A critiquer had returned one of Becca’s
manuscripts and had noted, several times, the need for tension. “Where’s the
tension?” and “Add more tension.” (Becca’s manuscript was fiction but remember:
Many fiction techniques are important nonfiction techniques, too.)
Becca said, “No tension? What’s she talking
about? The main character was just abandoned by her father. Her best friend was
attacked by racist pigs. The family farm is about to go under. . . . There is
conflict ALL OVER the place, so how can she say there’s no tension??”
Becca was puzzled but eventually recognized
that conflict and tension are not necessarily the same thing. She adds,
“Although the terms are often used interchangeably (and they CAN be
synonymous), they aren’t necessarily the same.”
Conflict is when a character has a goal but
an obstacle prevents him from reaching it.
Tension, on the other hand, stirs up the
reader’s emotion, grabs hold of him, and makes him care about how the story
will end—and it keeps him reading. Tension, Becca says, is “that tight,
stretched feeling in your belly that makes you all jittery. That’s what you
want your reader to feel. . . .”
Click on this link to read more of Becca’s Conflictvs. Tension.

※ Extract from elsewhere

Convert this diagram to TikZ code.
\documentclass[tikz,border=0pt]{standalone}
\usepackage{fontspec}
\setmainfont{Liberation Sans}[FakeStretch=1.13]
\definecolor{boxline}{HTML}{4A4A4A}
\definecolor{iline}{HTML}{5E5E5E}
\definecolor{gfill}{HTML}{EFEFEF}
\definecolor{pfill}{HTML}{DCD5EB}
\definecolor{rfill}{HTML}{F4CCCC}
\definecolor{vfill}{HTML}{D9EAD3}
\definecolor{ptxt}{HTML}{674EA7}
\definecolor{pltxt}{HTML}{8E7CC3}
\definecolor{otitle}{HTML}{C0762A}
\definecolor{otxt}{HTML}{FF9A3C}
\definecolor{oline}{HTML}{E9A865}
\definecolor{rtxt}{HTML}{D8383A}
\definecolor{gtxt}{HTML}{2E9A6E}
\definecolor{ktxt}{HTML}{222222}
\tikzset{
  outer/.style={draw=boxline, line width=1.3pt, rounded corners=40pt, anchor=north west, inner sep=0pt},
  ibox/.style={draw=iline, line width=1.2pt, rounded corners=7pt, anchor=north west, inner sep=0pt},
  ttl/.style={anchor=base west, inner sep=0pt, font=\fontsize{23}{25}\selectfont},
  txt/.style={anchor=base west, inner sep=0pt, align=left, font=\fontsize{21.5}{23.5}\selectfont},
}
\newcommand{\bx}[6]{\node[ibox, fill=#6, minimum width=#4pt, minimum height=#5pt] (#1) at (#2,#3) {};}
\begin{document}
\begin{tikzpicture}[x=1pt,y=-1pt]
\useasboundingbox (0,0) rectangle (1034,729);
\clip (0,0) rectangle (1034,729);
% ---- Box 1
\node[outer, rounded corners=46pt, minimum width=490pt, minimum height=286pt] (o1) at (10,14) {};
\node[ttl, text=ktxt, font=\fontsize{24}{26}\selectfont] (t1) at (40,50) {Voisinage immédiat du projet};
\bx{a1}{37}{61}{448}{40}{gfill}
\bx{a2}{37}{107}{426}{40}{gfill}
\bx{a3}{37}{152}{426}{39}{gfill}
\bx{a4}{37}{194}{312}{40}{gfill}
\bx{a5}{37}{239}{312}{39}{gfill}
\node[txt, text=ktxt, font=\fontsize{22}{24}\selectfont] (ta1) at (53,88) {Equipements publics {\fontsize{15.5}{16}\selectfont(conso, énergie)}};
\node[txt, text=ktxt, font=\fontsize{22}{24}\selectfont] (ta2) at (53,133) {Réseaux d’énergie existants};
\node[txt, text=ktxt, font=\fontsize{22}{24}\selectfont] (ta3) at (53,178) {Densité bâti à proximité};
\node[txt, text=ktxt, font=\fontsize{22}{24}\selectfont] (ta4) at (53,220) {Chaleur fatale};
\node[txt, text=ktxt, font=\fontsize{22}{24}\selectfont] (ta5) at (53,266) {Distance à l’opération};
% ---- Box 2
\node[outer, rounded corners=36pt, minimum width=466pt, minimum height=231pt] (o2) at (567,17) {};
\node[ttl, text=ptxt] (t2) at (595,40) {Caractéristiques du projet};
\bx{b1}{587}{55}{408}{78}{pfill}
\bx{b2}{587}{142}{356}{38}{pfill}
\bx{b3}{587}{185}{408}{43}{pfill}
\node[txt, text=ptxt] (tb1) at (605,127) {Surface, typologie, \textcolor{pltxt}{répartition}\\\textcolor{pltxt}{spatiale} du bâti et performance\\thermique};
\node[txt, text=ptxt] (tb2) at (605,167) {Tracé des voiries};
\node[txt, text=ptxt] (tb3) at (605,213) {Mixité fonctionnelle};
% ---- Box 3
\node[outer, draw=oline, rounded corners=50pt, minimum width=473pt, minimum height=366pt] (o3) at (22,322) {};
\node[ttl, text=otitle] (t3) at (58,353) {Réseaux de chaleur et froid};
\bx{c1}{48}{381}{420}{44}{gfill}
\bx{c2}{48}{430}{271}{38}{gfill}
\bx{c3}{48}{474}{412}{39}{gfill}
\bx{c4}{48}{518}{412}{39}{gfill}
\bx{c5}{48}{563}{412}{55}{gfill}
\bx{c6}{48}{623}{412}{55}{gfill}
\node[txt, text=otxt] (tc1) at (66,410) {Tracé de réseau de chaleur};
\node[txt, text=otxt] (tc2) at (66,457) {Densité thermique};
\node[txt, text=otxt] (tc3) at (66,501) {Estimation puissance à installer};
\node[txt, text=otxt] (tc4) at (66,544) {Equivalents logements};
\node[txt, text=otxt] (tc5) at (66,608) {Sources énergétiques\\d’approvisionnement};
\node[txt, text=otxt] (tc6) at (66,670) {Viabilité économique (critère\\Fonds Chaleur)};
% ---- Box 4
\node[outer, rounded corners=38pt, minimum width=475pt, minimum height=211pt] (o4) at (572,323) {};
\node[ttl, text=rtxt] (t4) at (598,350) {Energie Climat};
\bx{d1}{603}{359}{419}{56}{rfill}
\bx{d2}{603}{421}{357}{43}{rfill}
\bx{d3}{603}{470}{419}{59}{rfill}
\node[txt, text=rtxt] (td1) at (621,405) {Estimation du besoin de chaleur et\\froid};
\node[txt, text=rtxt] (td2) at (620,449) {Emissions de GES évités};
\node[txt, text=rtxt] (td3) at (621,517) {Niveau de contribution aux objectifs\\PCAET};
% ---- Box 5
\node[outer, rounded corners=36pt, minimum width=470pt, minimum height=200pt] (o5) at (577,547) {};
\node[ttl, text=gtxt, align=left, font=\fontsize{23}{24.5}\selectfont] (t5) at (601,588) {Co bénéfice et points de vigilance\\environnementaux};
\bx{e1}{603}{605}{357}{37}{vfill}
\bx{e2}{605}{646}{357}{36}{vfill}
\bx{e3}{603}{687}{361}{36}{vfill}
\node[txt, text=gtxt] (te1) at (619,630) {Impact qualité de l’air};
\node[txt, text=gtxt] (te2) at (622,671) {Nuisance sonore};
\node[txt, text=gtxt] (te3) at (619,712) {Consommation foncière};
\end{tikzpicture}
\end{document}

So how do you stir up your reader’s emotion?
Your own emotion—excitement, fear, joy,
doubt, wonderment, or awe—will impact your readers’ emotions.
“Emotion is an involuntary action:
The best stories in the world
always have an emotional appeal.
They inspire the audience to act, to think,
to laugh, to cry or to get angry. . . .
If an audience is moved to feel something,
they become more emotionally invested in a
story
based on that connection.”
How much tension should a writer include?
Every scene should have tension, FaithWriter’s Lillian Duncan says, sometimes big, sometimes little. “It may be internal or
external. It may be real or imagined, but there should be a sense of
unpredictability in every scene. . . .”
Lillian offers this word of caution: Melodrama
is not a mark of good writing. Avoid overwriting. “Keep your ‘flowery’ writing
to a minimum.”
Click here to see Lillian’s checklist on
how to avoid overwriting. It includes:
- Word choices
- Exclamation points
- Too many adverbs and adjectives
- Emotional reaction equal to the event
- Cut every unnecessary word
(Keep
this in mind: Many if not all of her fiction techniques also apply to nonfiction.)